Ao meu ver, a pessoa que melhor explica o cenário intelectual atual é Mathieu Bock-Côté. Em O multiculturalismo como religião política, ele diz que maio de 68 foi uma revolução cultural da elite contra o povo, que, no esgarçado vocabulário atual, é conservador. A elite decidiu que o povo não é mais a fonte de legitimidade da democracia, mas sim uma noção muito peculiar de “direitos humanos”. Esta noção é muito rígida e não está sujeita a discussão. Assim, cabe ao judiciário decidir o que é certo e errado. Se o povo discordar, tem que ser reeducado; se não quiser se reeducado, tem que ser punido. Como o Estado foi todo engolido pela burocracia, a eleição de “populistas” se torna inócua, já que a máquina impede o governo conforme aos anseios populares.

Tanto ele quanto Dugin e John Gray colocam Fukuyama como o escritor canônico desse novo utopismo. Seja como for, a estratégia das tesouras consiste em transformar a nova esquerda como lugar comum, rotular como “extrema direita” os egressos da velha esquerda, e aceitar uma direita “moderna” que se restrinja à defesa do mercado, sem tocar na História e nos valores. Com isso, planta-se uma falsa ideia de diversidade política. Um deputado francês chegara a dizer que “precisa haver pró-europeus e antieuropeus em cada campo. Se puséssemos os inteligentes juntos, um dia, com a alternância, os imbecis chegariam ao poder”. Tem-se aí a ideia de direita xucra por oposição à limpinha.

Com isso, a imprensa militante, junto com os progressistas, se empenham ao máximo para limitar a discussão pública, condenando a “polarização”. Nesse esquema, “a democracia contemporânea deve acolher o mínimo possível quaisquer debates sobre as questões que animam as paixões populares e políticas. […] sob vários aspectos, a comunicação política serve até para exacerbar as tensões midiáticas em torno dessas diferenças menores” (p. 252). Noutras palavras, o país discute ad nauseam pronome neutro em vez de encarar problemas urgentes como a legislação pró-bandido, por exemplo. Mas qualquer queixa contra a bandidolatria logo é tachada como “barbárie” etc.

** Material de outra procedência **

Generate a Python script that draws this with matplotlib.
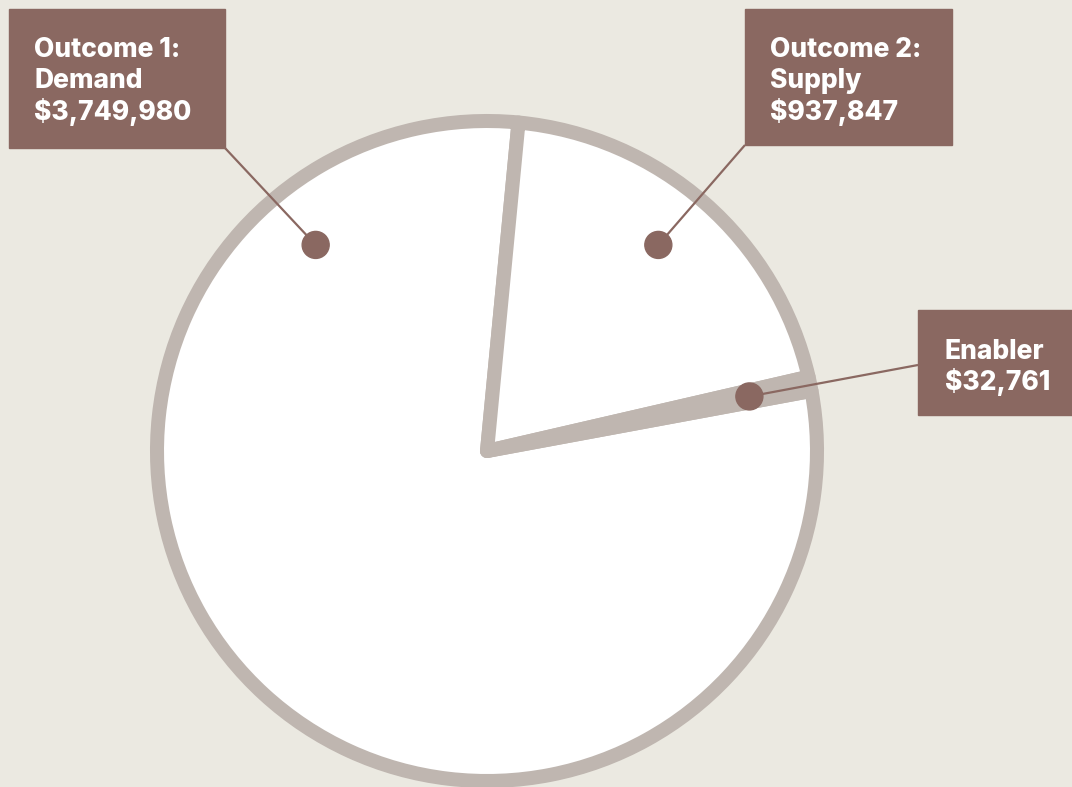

“Se o populismo ganha penetração nas sociedades ocidentais, é também porque corresponde a um desejo de polarização política num sistema político a tal ponto consensual que acaba por sufocar a vitalidade democrática. Se o conflito numa comunidade política não é instituído entre duas facções na elite e entre correntes políticas que se reconhecem como legítimas, ele necessariamente tomará forma, por assim dizer, entre as elites e o povo” (p. 254).

Estamos polarizados, devemos continuar polarizados até que essa palhaçada acabe. Por isso mesmo, essa pauta que os petistas pariram deve interessar só a eles e aos limpinhos. Quanto ao resto do povo, que falemos de fertilizante, de aborto, de direitos dos manos, de ativismo judicial. E o que mais der na telha.